--- Listed entries ---
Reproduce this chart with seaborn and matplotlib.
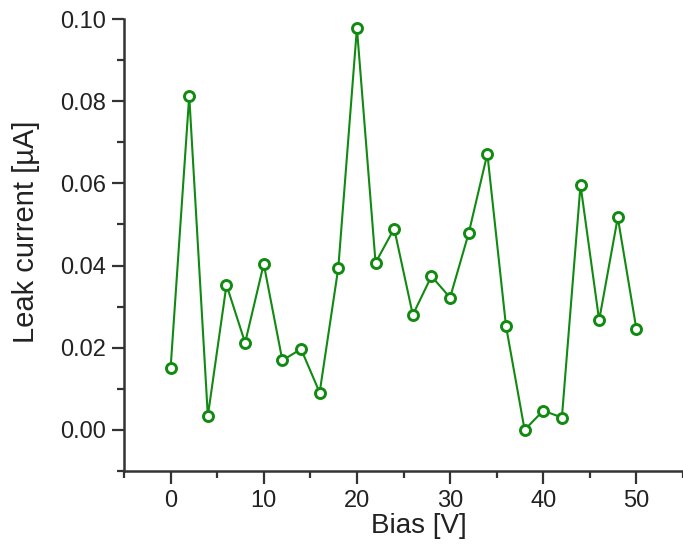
import matplotlib
matplotlib.use("Agg")
import matplotlib.pyplot as plt
import seaborn as sns
import pandas as pd
from matplotlib.ticker import MultipleLocator

bias = [0, 2, 4, 6, 8, 10, 12, 14, 16, 18, 20, 22, 24, 26, 28, 30, 32, 34, 36, 38, 40, 42, 44, 46, 48, 50]
leak = [0.0150, 0.0813, 0.0034, 0.0353, 0.0212, 0.0404, 0.0169, 0.0197, 0.0091, 0.0394,
        0.0978, 0.0407, 0.0490, 0.0280, 0.0374, 0.0322, 0.0479, 0.0672, 0.0253, 0.0000,
        0.0047, 0.0030, 0.0596, 0.0267, 0.0517, 0.0245]
x_ticks = [0, 10, 20, 30, 40, 50]
y_ticks = [0.00, 0.02, 0.04, 0.06, 0.08, 0.10]

df = pd.DataFrame({"Bias": bias, "Leak": leak})

sns.set_theme(style="ticks")
plt.rcParams['font.family'] = ['Liberation Sans', 'DejaVu Sans']

fig = plt.figure(figsize=(6.83, 5.47), dpi=100)
ax = fig.add_axes([124/683, 1-471/547, 1-124/683, (471-19)/547])

green = "#108a10"
sns.lineplot(data=df, x="Bias", y="Leak", ax=ax, color=green, linewidth=1.5,
             marker="o", markersize=7.2, markerfacecolor="white",
             markeredgecolor=green, markeredgewidth=2.1)

ax.set_xlim(-5, 55)
ax.set_ylim(-0.01, 0.10)
ax.set_xticks(x_ticks)
ax.set_yticks(y_ticks)
ax.set_xticklabels([str(v) for v in x_ticks])
ax.set_yticklabels([f"{v:.2f}" for v in y_ticks])
ax.xaxis.set_minor_locator(MultipleLocator(5))
ax.yaxis.set_minor_locator(MultipleLocator(0.01))

for s in ["top", "right"]:
    ax.spines[s].set_visible(False)
for s in ["left", "bottom"]:
    ax.spines[s].set_color("#333333")
    ax.spines[s].set_linewidth(1.8)

ax.tick_params(which="major", direction="out", length=9, width=1.6, color="#333333",
               labelsize=17, labelcolor="#222222")
ax.tick_params(axis="y", which="major", pad=4)
ax.tick_params(axis="x", which="major", pad=5)
ax.tick_params(which="minor", direction="out", length=5, width=1.6, color="#333333")

ax.set_xlabel("Bias [V]", fontsize=20, color="#222222")
ax.set_ylabel("Leak current [µA]", fontsize=21, color="#222222")
ax.xaxis.set_label_coords(0.528, -0.093)
ax.yaxis.set_label_coords(-0.150, 0.529)

fig.savefig("out.png", dpi=100)
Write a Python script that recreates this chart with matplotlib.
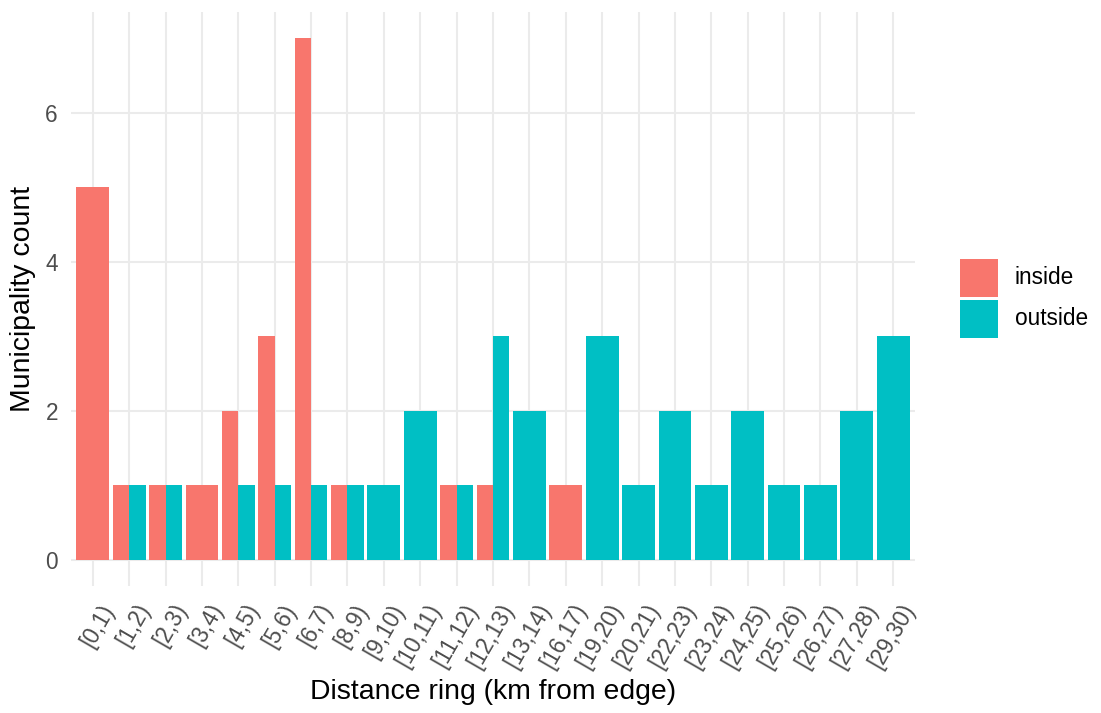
import matplotlib
matplotlib.use("Agg")
import matplotlib.pyplot as plt
from matplotlib.patches import Rectangle
from matplotlib.transforms import ScaledTranslation
import numpy as np

plt.rcParams['font.family'] = ['Liberation Sans', 'DejaVu Sans']

categories = ["[0,1)", "[1,2)", "[2,3)", "[3,4)", "[4,5)", "[5,6)", "[6,7)", "[8,9)",
              "[9,10)", "[10,11)", "[11,12)", "[12,13)", "[13,14)", "[16,17)", "[19,20)",
              "[20,21)", "[22,23)", "[23,24)", "[24,25)", "[25,26)", "[26,27)", "[27,28)", "[29,30)"]
# None = group absent in that ring
inside = [5, 1, 1, 1, 2, 3, 7, 1, None, None, 1, 1, None, 1, None,
          None, None, None, None, None, None, None, None]
outside = [None, 1, 1, None, 1, 1, 1, 1, 1, 2, 1, 3, 2, None, 3,
           1, 2, 1, 2, 1, 1, 2, 3]
groups = ["inside", "outside"]
colors = ["#F8766D", "#00BFC4"]

FW, FH = 1101, 713
fig = plt.figure(figsize=(FW / 100, FH / 100), dpi=100)
ax = fig.add_axes([71 / FW, 1 - 586 / FH, (915 - 71) / FW, (586 - 12) / FH])

W = 0.9
for i, (a, b) in enumerate(zip(inside, outside)):
    x = i + 1
    if a is not None and b is not None:
        ax.bar(x - W / 4, a, width=W / 2, color=colors[0], zorder=2, linewidth=0)
        ax.bar(x + W / 4, b, width=W / 2, color=colors[1], zorder=2, linewidth=0)
    elif a is not None:
        ax.bar(x, a, width=W, color=colors[0], zorder=2, linewidth=0)
    elif b is not None:
        ax.bar(x, b, width=W, color=colors[1], zorder=2, linewidth=0)

n = len(categories)
ax.set_xlim(0.4, n + 0.6)
ax.set_ylim(-0.35, 7.35)
ax.set_xticks(np.arange(1, n + 1))
ax.set_xticklabels(categories, rotation=60, ha='right', va='top', rotation_mode='anchor')
ax.set_yticks([0, 2, 4, 6])
ax.grid(True, color="#EBEBEB", linewidth=1.5, zorder=0)
ax.set_axisbelow(True)
for s in ax.spines.values():
    s.set_visible(False)
ax.tick_params(length=0, labelsize=16.3, labelcolor="#4D4D4D")
ax.tick_params(axis='x', pad=10)
ax.tick_params(axis='y', pad=9.4)
off = ScaledTranslation(0.06, 0, fig.dpi_scale_trans)
for lab in ax.get_xticklabels():
    lab.set_transform(lab.get_transform() + off)

ax.set_xlabel("Distance ring (km from edge)", fontsize=20.4)
ax.xaxis.set_label_coords(0.5, (586 - 692) / 574)
ax.xaxis.label.set_va('center')
ax.set_ylabel("Municipality count", fontsize=20.4)
ax.yaxis.set_label_coords((23 - 71) / 844, 0.5)
ax.yaxis.label.set_va('center')

# legend
key_tops = [259, 300]
for g, c, top in zip(groups, colors, key_tops):
    fig.add_artist(Rectangle((960 / FW, 1 - (top + 38) / FH), 38 / FW, 38 / FH,
                             transform=fig.transFigure, facecolor=c, edgecolor='none'))
    fig.text(1015 / FW, 1 - (top + 19) / FH, g, fontsize=16.3, va='center', ha='left')

fig.savefig("out.png", dpi=100)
---
Aim of the task ->
Filter lines by "that" and return each hit.

Answer to the task ->
Write a Python script that recreates this chart with matplotlib.
# None = group absent in that ring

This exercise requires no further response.